本文接下来先分析CandidatesProcessor处理器,我们称之为候选处理器,该处理器的功能是对网页抽取的外链进行过滤,通过过滤的链接则添加到Frontier边界部件的BdbWorkQueue工作队列;CandidatesProcessor处理器对CrawlURI candidate对象的过滤功能是通过CandidateChain处理器链处理的,该处理器链包括两大处理器,分别为org.archive.crawler.prefetch.CandidateScoper处理器与org.archive.crawler.prefetch.FrontierPreparer处理器

CandidatesProcessor处理器的处理方法如下:

 /* (non-Javadoc)

     * @see org.archive.modules.Processor#innerProcess(org.archive.modules.CrawlURI)

     */

    @Override

    protected void innerProcess(final CrawlURI curi) throws InterruptedException {

        // Handle any prerequisites when S_DEFERRED for prereqs

        //处理先决条件

        if (curi.hasPrerequisiteUri() && curi.getFetchStatus() == S_DEFERRED) {

            CrawlURI prereq = curi.getPrerequisiteUri();

            prereq.setFullVia(curi); 

            sheetOverlaysManager.applyOverlaysTo(prereq);

            try {

                KeyedProperties.clearOverridesFrom(curi); 

                KeyedProperties.loadOverridesFrom(prereq);

                //Candidate处理器链

                getCandidateChain().process(prereq, null);

                

                if(prereq.getFetchStatus()>=0) {

                    //System.out.println("prereq:"+prereq.toString());

                    frontier.schedule(prereq);

                } else {

                    curi.setFetchStatus(S_PREREQUISITE_UNSCHEDULABLE_FAILURE);

                }

            } finally {

                KeyedProperties.clearOverridesFrom(prereq); 

                KeyedProperties.loadOverridesFrom(curi);

            }

            return;

        }



        // Don't consider candidate links of error pages

        //通常为先决条件

        if (curi.getFetchStatus() < 200 || curi.getFetchStatus() >= 400) {

            curi.getOutLinks().clear();

            return;

        }

        //遍历外链

        for (Link wref: curi.getOutLinks()) {

            

            CrawlURI candidate;

            try {

                //根据外链构造CrawlURI对象

                candidate = curi.createCrawlURI(curi.getBaseURI(),wref);

                // at least for duration of candidatechain, offer

                // access to full CrawlURI of via

                candidate.setFullVia(curi); 

            } catch (URIException e) {

                loggerModule.logUriError(e, curi.getUURI(), 

                        wref.getDestination().toString());

                continue;

            }



            sheetOverlaysManager.applyOverlaysTo(candidate);

            try {

                KeyedProperties.clearOverridesFrom(curi); 

                KeyedProperties.loadOverridesFrom(candidate);

                //从种子CrawlURI curi跳转过来的CrawlURI candidate设置为种子

                if(getSeedsRedirectNewSeeds() && curi.isSeed() 

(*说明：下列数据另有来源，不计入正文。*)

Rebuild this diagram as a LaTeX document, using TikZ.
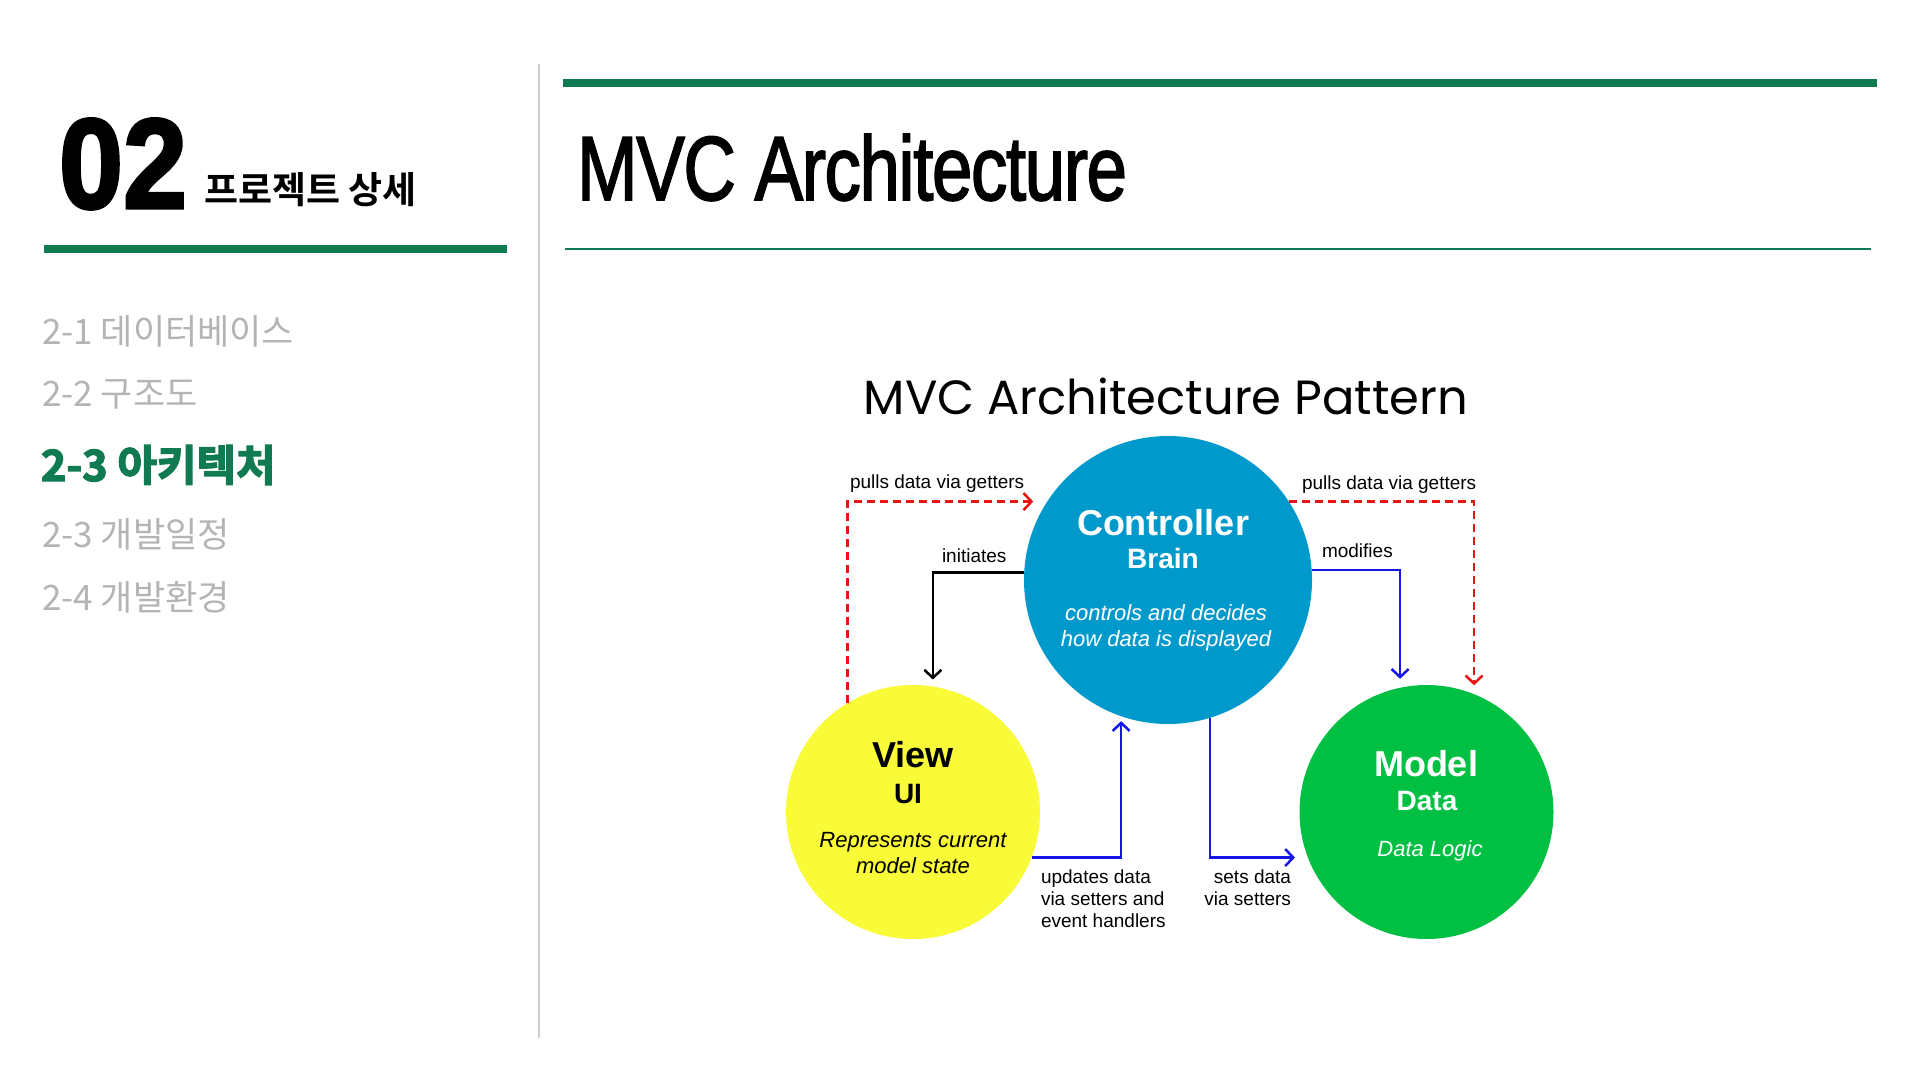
\documentclass[tikz,border=0pt]{standalone}
\usepackage{fontspec}
\usetikzlibrary{arrows.meta}
\setmainfont{Liberation Sans}
\newfontfamily\krfont{Noto Sans CJK KR}
\newfontfamily\krboldfont{Noto Sans CJK KR}[UprightFont=* Bold]
\newfontfamily\krheavyfont{Noto Sans CJK KR}[UprightFont=* Bold, FakeBold=3]
\newfontfamily\numfont{Liberation Sans}[UprightFont=* Bold, FakeBold=2.5]
\newfontfamily\headfont{Liberation Sans}[FakeBold=2, LetterSpace=-2]
\newfontfamily\patternfont{Poppins}
\newcommand\fsz[1]{\fontsize{#1}{#1}\selectfont}

\definecolor{brandgreen}{RGB}{16,122,80}
\definecolor{menugray}{RGB}{180,180,180}
\definecolor{rulegray}{RGB}{205,205,205}
\definecolor{ctrlblue}{RGB}{0,153,204}
\definecolor{viewyellow}{RGB}{249,250,56}
\definecolor{modelgreen}{RGB}{0,192,67}
\definecolor{arrowred}{RGB}{232,20,20}
\definecolor{arrowblue}{RGB}{20,20,235}

\begin{document}
\begin{tikzpicture}[x=1pt, y=-1pt,
  txt/.style={inner sep=0pt, outer sep=0pt},
  role/.style={circle, inner sep=0pt, outer sep=0pt},
  link/.style={line width=2.5pt, -{Straight Barb[length=8pt, width=17pt, line width=2.5pt]}},
  getter/.style={link, arrowred, dash pattern=on 8pt off 5pt},
  setter/.style={link, arrowblue},
  lbl/.style={txt, font=\fsz{19}},
  menu/.style={txt, anchor=base west, font=\krfont\fsz{35}, text=menugray}]

% page
\fill[white] (0,0) rectangle (1920,1080);
\useasboundingbox (0,0) rectangle (1920,1080);

% ---- left column: chapter heading and section list ----
\node[txt, anchor=base west] (chapnum) at (59,208) {\numfont\fsz{128}\scalebox{0.9}[1]{02}};
\node[txt, anchor=base west] (chaptitle) at (204,203) {\krboldfont\fsz{37}프로젝트 상세};
\fill[brandgreen] (44,245) rectangle (507,253);

\node[menu] (sec1) at (42,344) {2-1 데이터베이스};
\node[menu] (sec2) at (42,406) {2-2 구조도};
\node[menu, font=\krheavyfont\fsz{43}, text=brandgreen] (sec3) at (41,481) {2-3 아키텍처};
\node[menu] (sec4) at (42,547) {2-3 개발일정};
\node[menu] (sec5) at (42,610) {2-4 개발환경};

% column divider
\draw[rulegray, line width=1.5pt] (539,64) -- (539,1038);

% ---- right column: page title ----
\fill[brandgreen] (563,79) rectangle (1877,87);
\node[txt, anchor=base west] (pagetitle) at (577,200) {\scalebox{0.8}[1]{\headfont\fsz{91}MVC Architecture}};
\draw[brandgreen, line width=1.5pt] (565,249) -- (1871,249);

% ---- MVC diagram ----
\node[txt, anchor=base] (diagtitle) at (1166,414) {\patternfont\fsz{48}MVC Architecture Pattern};

\node[role, fill=ctrlblue, minimum size=288pt] (ctrl) at (1168,580) {};
\node[role, fill=viewyellow, minimum size=254pt] (view) at (913,812) {};
\node[role, fill=modelgreen, minimum size=254pt] (model) at (1426.5,812) {};

% controller text
\node[txt, anchor=base, text=white, font=\bfseries\fsz{36}] (ctrlname) at (1163,535) {Controller};
\node[txt, anchor=base, text=white, font=\bfseries\fsz{28}] (ctrlrole) at (1163,568) {Brain};
\node[txt, anchor=base, text=white, font=\itshape\fsz{22}] (ctrldesc1) at (1166,620) {controls and decides};
\node[txt, anchor=base, text=white, font=\itshape\fsz{22}] (ctrldesc2) at (1166,646) {how data is displayed};

% view text
\node[txt, anchor=base, font=\bfseries\fsz{36}] (viewname) at (913,767) {View};
\node[txt, anchor=base, font=\bfseries\fsz{28}] (viewrole) at (908,803) {UI};
\node[txt, anchor=base, font=\itshape\fsz{22}] (viewdesc1) at (913,847) {Represents current};
\node[txt, anchor=base, font=\itshape\fsz{22}] (viewdesc2) at (913,873) {model state};

% model text
\node[txt, anchor=base, text=white, font=\bfseries\fsz{36}] (modelname) at (1426,776) {Model};
\node[txt, anchor=base, text=white, font=\bfseries\fsz{28}] (modelrole) at (1427,810) {Data};
\node[txt, anchor=base, text=white, font=\itshape\fsz{22}] (modeldesc) at (1430,856) {Data Logic};

% connectors
\draw[getter, shorten >=14pt] (view.121) |- (ctrl.147);
\draw[getter, shorten >=9pt] (ctrl.33) -| (model.68);
\draw[link, black, shorten >=7pt] (ctrl.177) -| (view.81);
\draw[setter, shorten >=9pt] (ctrl.4) -| (model.102);
\draw[setter, shorten >=5pt] (view.-21) -| (ctrl.-109);
\draw[setter, shorten >=13pt] (ctrl.-73) |- (model.201);

% connector labels
\node[lbl, anchor=base west] (pullL) at (850,488) {pulls data via getters};
\node[lbl, anchor=base west] (pullR) at (1302,489) {pulls data via getters};
\node[lbl, anchor=base west] (initlbl) at (942,562) {initiates};
\node[lbl, anchor=base west] (modlbl) at (1322,557) {modifies};
\node[lbl, anchor=base west] (updlbl1) at (1041,883) {updates data};
\node[lbl, anchor=base west] (updlbl2) at (1041,905) {via setters and};
\node[lbl, anchor=base west] (updlbl3) at (1041,927) {event handlers};
\node[lbl, anchor=base east] (setlbl1) at (1291,883) {sets data};
\node[lbl, anchor=base east] (setlbl2) at (1291,905) {via setters};
\end{tikzpicture}
\end{document}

                        && wref.getHopType() == Hop.REFER

                        && candidate.getHopCount() < SEEDS_REDIRECT_NEW_SEEDS_MAX_HOPS) {

                    candidate.setSeed(true);                     

                }

                getCandidateChain().process(candidate, null); 

                if(candidate.getFetchStatus()>=0) {

                    //seed

                    if(checkForSeedPromotion(candidate)) {

                        /*

                         * We want to guarantee crawling of seed version of

                         * CrawlURI even if same url has already been enqueued,

                         * see https://webarchive.jira.com/browse/HER-1891

                         */

                        candidate.setForceFetch(true);

                        //System.out.println("candidate addSeed:"+candidate.toString());

                        getSeeds().addSeed(candidate);

                    } else {

                        //System.out.println("candidate:"+candidate.toString());

                        frontier.schedule(candidate);

                    }

                    //候选链接记录

                    curi.getOutCandidates().add(candidate);

                }

                

            } finally {

                KeyedProperties.clearOverridesFrom(candidate); 

                KeyedProperties.loadOverridesFrom(curi);

            }

        }

        curi.getOutLinks().clear();

    }

我在代码里面已经加了注释,该方法首先是判断当前CrawlURI curi对象是否存在先决条件,如果存在,则将先决条件进入CandidateChain处理器链,如果符合条件(prereq.getFetchStatus()>=0),则将该先决条件添加到Frontier边界部件的BdbWorkQueue工作队列

后面部分是遍历CrawlURI curi对象的外链,根据当前CrawlURI curi对象和外链链接构建CrawlURI candidate对象,然后同样进入CandidateChain处理器链,通过过滤的CrawlURI candidate对象同样添加到Frontier边界部件的BdbWorkQueue工作队列,最后清空外链

CrawlURI candidate对象是怎么创建的,调用当前CrawlURI curi对象的CrawlURI createCrawlURI(UURI baseUURI, Link link)方法

 /**

     * Utility method for creation of CandidateURIs found extracting

     * links from this CrawlURI.

     * @param baseUURI BaseUURI for <code>link</code>.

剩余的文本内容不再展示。